07/11/2010

Desempenho e frustrações

Um intelectual de tradição marxista chamado Guy Débord publicou no final da década de 1950 o livro "Sociedade do Espetáculo", em que criticava as transformações do capitalismo tornando tudo em espetáculo para consumo. A sociedade americana, sociedade do espetáculo por excelência, usa a expressão standing ovation para designar um ritual de aplausos prolongados e de pé (numa expressão de reverência) que se destina a grandes personalidades. Quem já presenciou uma cena como essa não pode negar que seja emocionante. Talvez uma dessas homenagens mais emocionantes tenha sido a despedida de Magic Johnson das quadras de basquete, quando descobriu ser portador do vírus HIV.
Mas o contexto da fragmentação das relações sociais e atomização dos indivíduos em que vivemos alimenta essa nossa carência coletiva por reconhecimento (aplausos) numa sociedade onde a indiferença reina. Por esse motivo, pela busca do reconhecimento, acabamos dando cabo a uma sociedade do desempenho. Mas trata-se de um desempenho apartado de seu sentido de uso, quer dizer, sem levar em consideração o bom desenvolvimento de uma atividade, qualquer que seja ela.
Estamos exageradamente preocupados com nossos desempenhos, mas de uma perspectiva egoísta e alienada: queremos desempenhar bem nosso papel, visando os aplausos, o reconhecimento, e não necessariamente a boa execução de uma atividade. Isso significa que estamos mais preocupados com o fim (reconhecimento) do que com o meio (boa execução de uma atividade). Aí passamos a desempenhar bem em todas as áreas da vida, do sexo à atividade profissional, passando pela religiosidade e a paternidade/maternidade.

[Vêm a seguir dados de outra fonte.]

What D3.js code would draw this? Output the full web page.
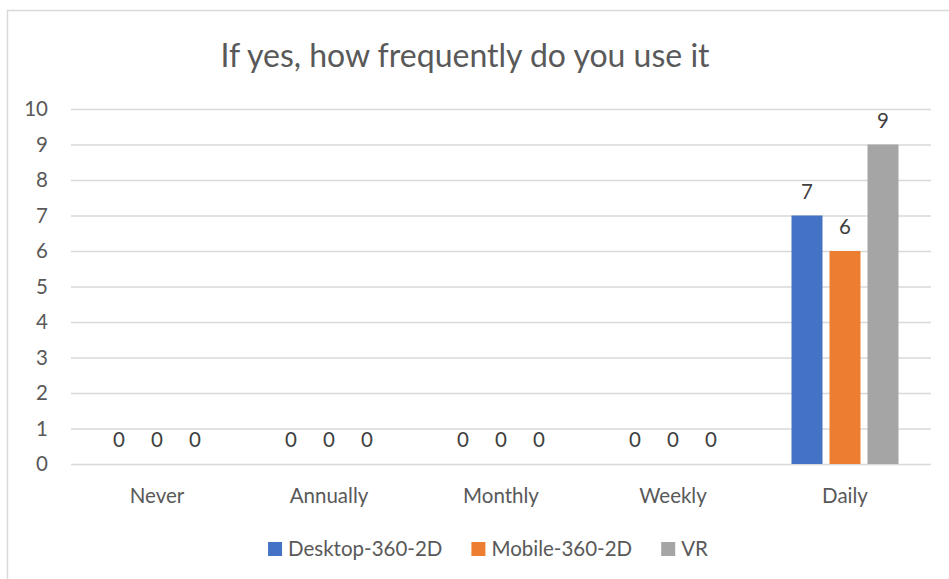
<!DOCTYPE html>
<html>
<head>
<meta charset="utf-8">
<script src="https://cdn.jsdelivr.net/npm/d3@7"></script>
<style>
  html, body { margin: 0; padding: 0; background: #fff; }
  svg { display: block; font-family: Lato, "Open Sans", sans-serif; }
</style>
</head>
<body>
<svg id="chart" width="949" height="579"></svg>
<script>
// Survey answers: "If yes, how frequently do you use it"
const categories = ["Never", "Annually", "Monthly", "Weekly", "Daily"];
const seriesNames = ["Desktop-360-2D", "Mobile-360-2D", "VR"];
const desktopValues = [0, 0, 0, 0, 7];
const mobileValues = [0, 0, 0, 0, 6];
const vrValues = [0, 0, 0, 0, 9];
const yTicks = [0, 1, 2, 3, 4, 5, 6, 7, 8, 9, 10];
const seriesColors = ["#4472C4", "#ED7D31", "#A5A5A5"];

const series = [
  { name: seriesNames[0], values: desktopValues, color: seriesColors[0] },
  { name: seriesNames[1], values: mobileValues, color: seriesColors[1] },
  { name: seriesNames[2], values: vrValues, color: seriesColors[2] }
];

const svg = d3.select("#chart");
const W = 949, H = 579;
const plot = { left: 71, right: 931, top: 109, bottom: 464 };
const labelSize = "20.5px";

svg.append("rect").attr("width", W).attr("height", H).attr("fill", "#fff");

// outer chart frame
svg.append("rect")
  .attr("x", 7.5).attr("y", 10.5)
  .attr("width", W + 20).attr("height", H + 20)
  .attr("fill", "none").attr("stroke", "#d9d9d9").attr("stroke-width", 1.5);

// title
svg.append("text")
  .attr("x", 465).attr("y", 67)
  .attr("text-anchor", "middle")
  .attr("fill", "#595959")
  .style("font-size", "32px")
  .text("If yes, how frequently do you use it");

const y = d3.scaleLinear().domain([0, 10]).range([plot.bottom, plot.top]);
const x0 = d3.scaleBand().domain(categories).range([plot.left, plot.right]).padding(0);
const groupPad = 32.5;
const x1 = d3.scaleBand().domain(seriesNames)
  .range([groupPad, x0.bandwidth() - groupPad])
  .paddingInner(7 / 38).paddingOuter(0);

// gridlines + y tick labels via axis
const yAxis = d3.axisLeft(y).tickValues(yTicks).tickSize(-(plot.right - plot.left)).tickPadding(23).tickFormat(d3.format("d"));
const gY = svg.append("g").attr("transform", `translate(${plot.left},0)`).call(yAxis);
gY.select(".domain").remove();
gY.selectAll(".tick line").attr("stroke", "#d9d9d9").attr("stroke-width", 1.5);
gY.selectAll(".tick text")
  .attr("fill", "#595959")
  .style("font-size", labelSize)
  .style("font-family", "Lato, 'Open Sans', sans-serif");

// category labels via bottom axis
const xAxis = d3.axisBottom(x0).tickSize(0).tickPadding(0);
const gX = svg.append("g").attr("transform", `translate(0,${plot.bottom})`).call(xAxis);
gX.select(".domain").remove();
gX.selectAll(".tick text")
  .attr("dy", null)
  .attr("y", 38.5)
  .attr("fill", "#595959")
  .style("font-size", labelSize)
  .style("font-family", "Lato, 'Open Sans', sans-serif");

// bars
const groups = svg.append("g").selectAll("g")
  .data(categories)
  .join("g")
  .attr("transform", d => `translate(${x0(d)},0)`);

groups.selectAll("rect")
  .data((c, i) => series.map(s => ({ name: s.name, value: s.values[i], color: s.color })))
  .join("rect")
  .attr("x", d => x1(d.name))
  .attr("width", x1.bandwidth())
  .attr("y", d => y(d.value))
  .attr("height", d => y(0) - y(d.value))
  .attr("fill", d => d.color);

// value labels above each bar
groups.selectAll("text")
  .data((c, i) => series.map(s => ({ name: s.name, value: s.values[i] })))
  .join("text")
  .attr("x", d => x1(d.name) + x1.bandwidth() / 2)
  .attr("y", d => y(d.value) - 17)
  .attr("text-anchor", "middle")
  .attr("fill", "#404040")
  .style("font-size", labelSize)
  .text(d => d.value);

// legend
const legend = svg.append("g");
const items = legend.selectAll("g").data(series).join("g");
items.append("rect")
  .attr("width", 14).attr("height", 14)
  .attr("y", 542)
  .attr("fill", d => d.color);
items.append("text")
  .attr("x", 20).attr("y", 556)
  .attr("fill", "#595959")
  .style("font-size", labelSize)
  .text(d => d.name);
let cx = 0;
const offsets = [];
items.each(function () {
  const w = this.querySelector("text").getComputedTextLength();
  offsets.push(cx);
  cx += 20 + w + 29;
});
const totalW = cx - 29;
const startX = 488 - totalW / 2;
items.attr("transform", (d, i) => `translate(${startX + offsets[i]},0)`);
</script>
</body>
</html>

Hoje em dia o vazio existencial é tão grande que desempenhamos com maestria nossos papéis para receber elogios e aplausos. Prova disso é que quando esse reconhecimento não vem, nos sentimos amargurados, magoados, deprimidos ou irritados. Ou tudo junto. Isso significa que o sentido da existência tem cada vez mais sido colocado no outro. E como vivemos, paradoxalmente, numa sociedade egoísta, essa atitude acaba gerando muitas frustrações, porque queremos reconhecimento pessoal mas não estamos dispostos a reconhecer o bom desempenho do outro. Isso também é um problema social.